There is no guarantee that you will receive all if any, of your maximum possible return. Fortunately there are varying degrees of risk in different
Investments and understanding these risks give one better chances are being able to mitigate their effects. The simplest risk is the loss of principle,
which is the original money invested. When buying stocks, mutual funds, even real estate there is no guarantee that all of the principle will be
regained. However, there are ways to avoid this risk. Putting money into a savings account is a surefire way to ensure the return of a principle
investment. Buying fixed term deposits, and investment grade surety bonds are also ways of ensuring the return of a principle investment. Market risk
is another type of risk to potential investors. This risk is the risk one takes when investing in a particular market, i.e. the United States Market. The idea
of market risk is based on the fact that if the an market will fall. When that happens all investments in that particular market will begin to slide, much
like what is happening today in the US market.

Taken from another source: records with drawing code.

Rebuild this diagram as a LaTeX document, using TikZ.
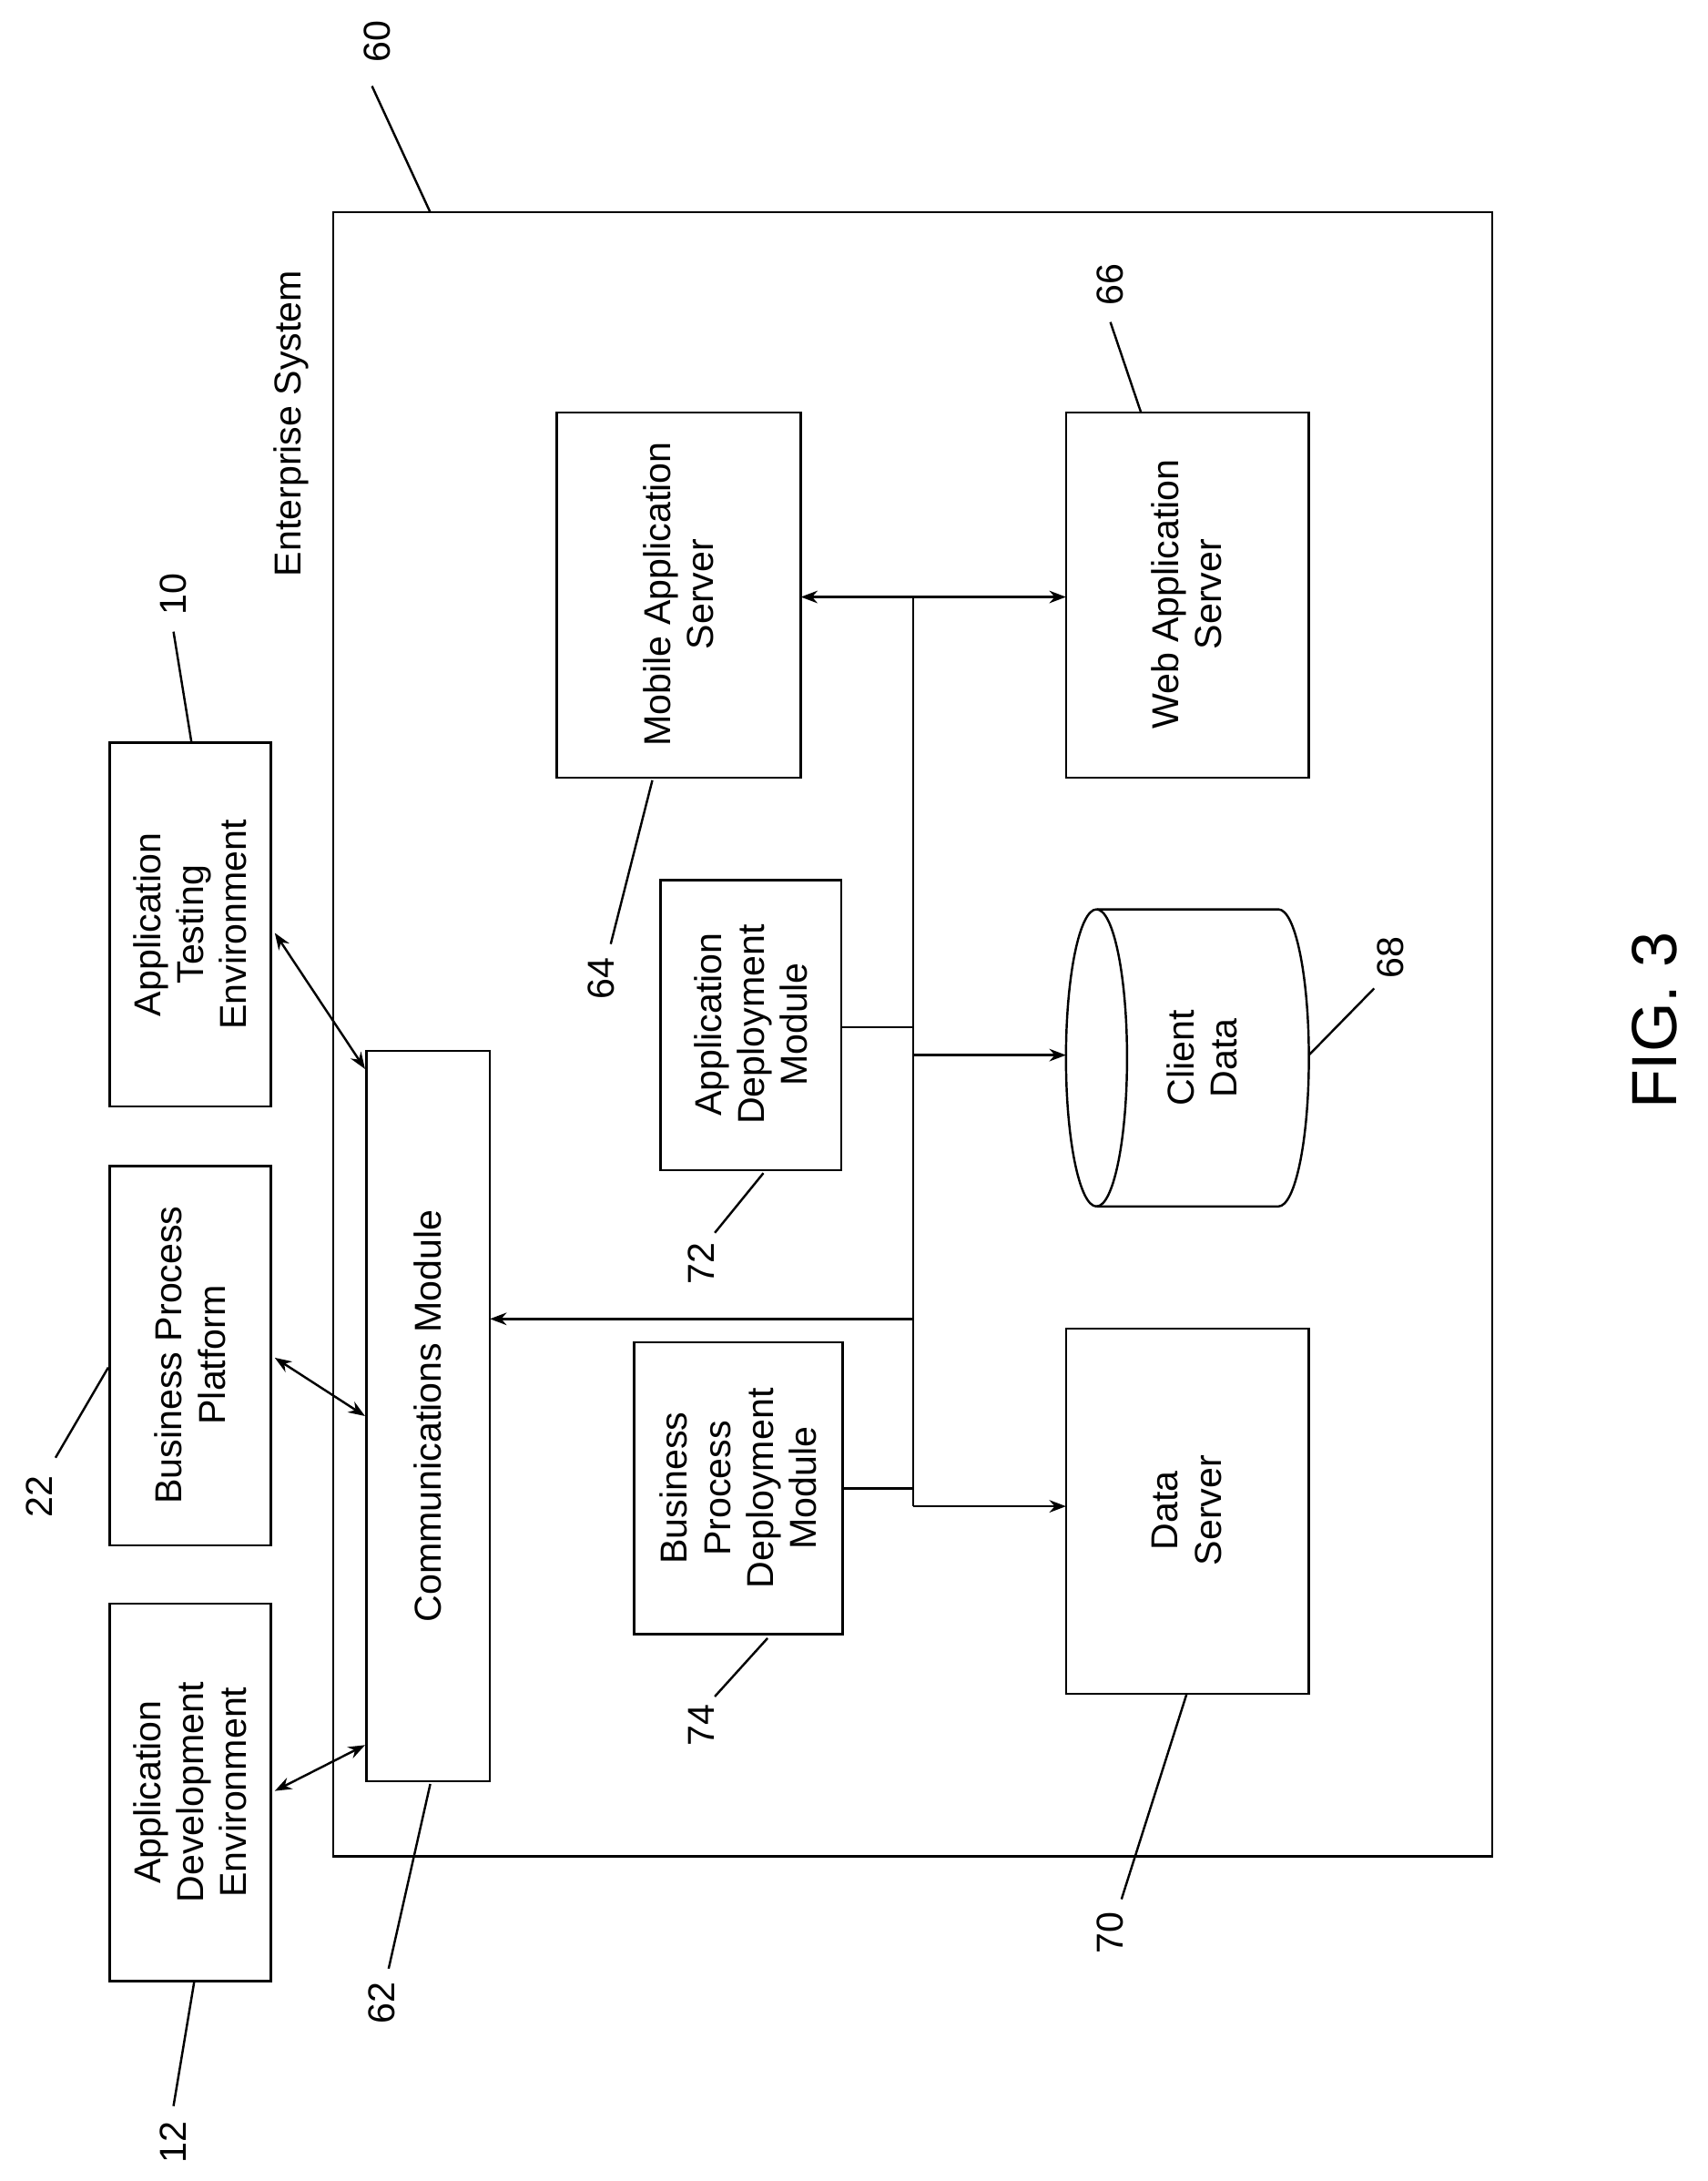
\documentclass[tikz,border=0pt]{standalone}
\usepackage{fontspec}
\setmainfont{Liberation Sans}
\usetikzlibrary{arrows.meta}
\begin{document}
\begin{tikzpicture}[x=1pt,y=-1pt,
  box/.style={draw,line width=1.6pt},
  txt/.style={rotate=90,align=center,font=\fontsize{27}{31}\selectfont},
  num/.style={rotate=90,font=\fontsize{27}{31}\selectfont},
  ln/.style={line width=1.6pt},
  arr/.style={line width=1.6pt,-{Stealth[length=12pt,width=9pt]}},
  darr/.style={line width=1.6pt,{Stealth[length=12pt,width=9pt]}-{Stealth[length=12pt,width=9pt]}}]
\useasboundingbox (0,0) rectangle (1230,1571);
% enterprise
\draw[box] (240,153) rectangle (1075,1337);
\node[txt] (es) at (210,305) {Enterprise System};
\node[num] (n60) at (272,30) {60};
\draw[ln] (310,153) -- (268,62);
% mobile
\draw[box] (401,297) rectangle (577,560);
\node[txt] (mas) at (489,428) {Mobile Application\\Server};
\node[num] (n64) at (433,705) {64};
\draw[ln] (470,562) -- (440,680);
% web
\draw[box] (768,297) rectangle (943,560);
\node[txt] (was) at (855,428) {Web Application\\Server};
\node[num] (n66) at (800,205) {66};
\draw[ln] (822,297) -- (800,232);
% client data
\draw[box] (790,655) arc[start angle=90,end angle=270,x radius=22,y radius=-107];
\draw[box] (790,655) arc[start angle=90,end angle=-90,x radius=22,y radius=-107];
\draw[box] (790,655) -- (921,655) arc[start angle=90,end angle=-90,x radius=22,y radius=-107] -- (790,869);
\node[txt] (cd) at (866,762) {Client\\Data};
\node[num] (n68) at (1002,690) {68};
\draw[ln] (943,760) -- (990,712);
% data server
\draw[box] (768,957) rectangle (943,1220);
\node[txt] (ds) at (855,1088) {Data\\Server};
\node[num] (n70) at (800,1392) {70};
\draw[ln] (855,1220) -- (808,1368);
% ADM
\draw[box] (476,634) rectangle (606,843);
\node[txt] (adm) at (541,738) {Application\\Deployment\\Module};
\node[num] (n72) at (505,910) {72};
\draw[ln] (550,845) -- (515,888);
% BPDM
\draw[box] (457,967) rectangle (607,1177);
\node[txt] (bpdm) at (532,1072) {Business\\Process\\Deployment\\Module};
\node[num] (n74) at (505,1243) {74};
\draw[ln] (553,1180) -- (515,1222);
% comms
\draw[box] (264,757) rectangle (353,1283);
\node[txt] (cm) at (308,1020) {Communications Module};
\node[num] (n62) at (275,1443) {62};
\draw[ln] (310,1285) -- (280,1418);
% externals
\draw[box] (79,535) rectangle (195,797);
\node[txt] (ate) at (137,666) {Application\\Testing\\Environment};
\node[num] (n10) at (125,428) {10};
\draw[ln] (138,535) -- (125,455);
\draw[box] (79,840) rectangle (195,1113);
\node[txt] (bpp) at (137,976) {Business Process\\Platform};
\node[num] (n22) at (28,1078) {22};
\draw[ln] (78,985) -- (40,1050);
\draw[box] (79,1155) rectangle (195,1427);
\node[txt] (ade) at (137,1291) {Application\\Development\\Environment};
\node[num] (n12) at (125,1543) {12};
\draw[ln] (140,1427) -- (125,1517);
% bus
\coordinate (b1) at (658,430);
\coordinate (b2) at (658,1085);
\draw[ln] (b1) -- (b2);
\draw[arr] (b1) -- (577,430);
\draw[arr] (b1) -- (768,430);
\draw[ln] (606,740) -- (658,740);
\draw[arr] (658,760) -- (768,760);
\draw[arr] (658,950) -- (353,950);
\draw[ln] (607,1072) -- (658,1072);
\draw[arr] (b2) -- (768,1085);
\draw[darr] (198,672) -- (263,770);
\draw[darr] (198,978) -- (263,1020);
\draw[darr] (198,1290) -- (263,1257);
\node[rotate=90,font=\fontsize{46}{50}\selectfont] (fig) at (1192,735) {FIG. 3};
\end{tikzpicture}
\end{document}
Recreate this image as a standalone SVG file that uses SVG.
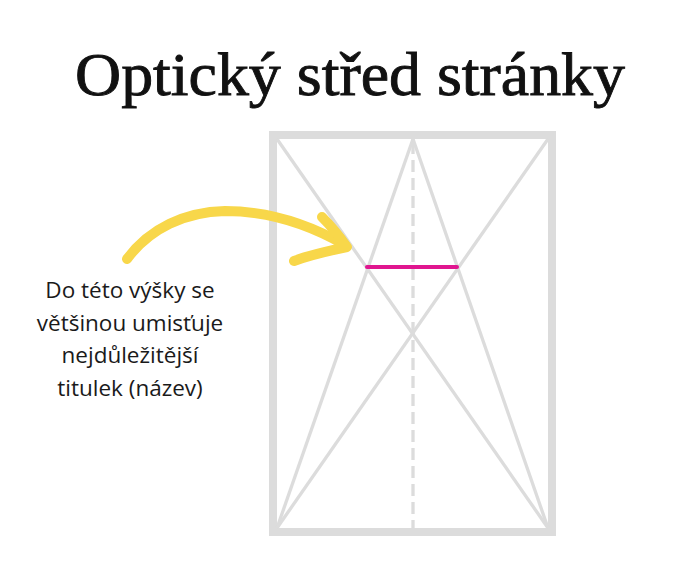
<svg xmlns="http://www.w3.org/2000/svg" width="700" height="587" viewBox="0 0 700 587">
<style>
.title{font-family:"Liberation Serif","DejaVu Serif",serif;font-size:62px;fill:#111;stroke:#111;stroke-width:0.9}
.body{font-family:"Open Sans","Noto Sans",sans-serif;font-size:22.5px;fill:#1a1a1a;text-anchor:middle}
.g{stroke:#dcdcdc;stroke-width:3.3;fill:none}
.arrow{stroke:#f8d74a;fill:none;stroke-linecap:round;stroke-linejoin:round}
</style>
<rect width="700" height="587" fill="#fff"/>
<text class="title" x="75" y="95" textLength="550" lengthAdjust="spacingAndGlyphs">Optický střed stránky</text>
<g id="page">
<rect x="273" y="135" width="279" height="397" fill="none" stroke="#dcdcdc" stroke-width="8"/>
</g>
<g id="connectors">
<line class="g" x1="277" y1="139" x2="548" y2="528"/>
<line class="g" x1="548" y1="139" x2="277" y2="528"/>
<line class="g" x1="413" y1="139" x2="277" y2="528"/>
<line class="g" x1="413" y1="139" x2="548" y2="528"/>
<line class="g" x1="413" y1="142" x2="413" y2="528" stroke-dasharray="12 6"/>
</g>
<g id="center-mark">
<line x1="367" y1="267" x2="457" y2="267" stroke="#e0168f" stroke-width="4" stroke-linecap="round"/>
</g>
<g id="arrow">
<path class="arrow" stroke-width="10" d="M127,259 C150,228 185,212 225,211 C270,211 312,226 345,245"/>
<path class="arrow" stroke-width="10" d="M322,217 C332,227 340,237 347,247 C328,251 310,255 294,261"/>
</g>
<g id="label">
<text class="body" x="130" y="298">Do této výšky se</text>
<text class="body" x="130" y="331">většinou umisťuje</text>
<text class="body" x="130" y="363">nejdůležitější</text>
<text class="body" x="130" y="396">titulek (název)</text>
</g>
</svg>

To lessen the effects of market risk, the best idea is to diversify investments into many different
markets. This way, if one market fails, there are a few other to back up one’s investments. Of course investing in foreign market introduces
new risks such as currency risk, but the effects of these new risks are significantly lowered because of the investments are diversified. Inflation is
another type of risk to potential investors. Inflation risk involves the risk that the money of an investment will hold less value than it currently does. This
risk has the biggest effect on people who do not invest their money and instead leave it in a savings account gaining a small percentage each year. If
the money is invested in the stock market, as inflation grows so will the money invested. Unfortunately, inflation is a risk that never goes away. These
three are just a few basic risks to investments, there are many more. Risks like political risk, liquidity risk, reinvestment risk, manager risk, opportunity
risk, concentration risk, the list goes on. There are many risks out there, too many to list, but understanding these risks and playing the market right
can help diminish the effects of such risks.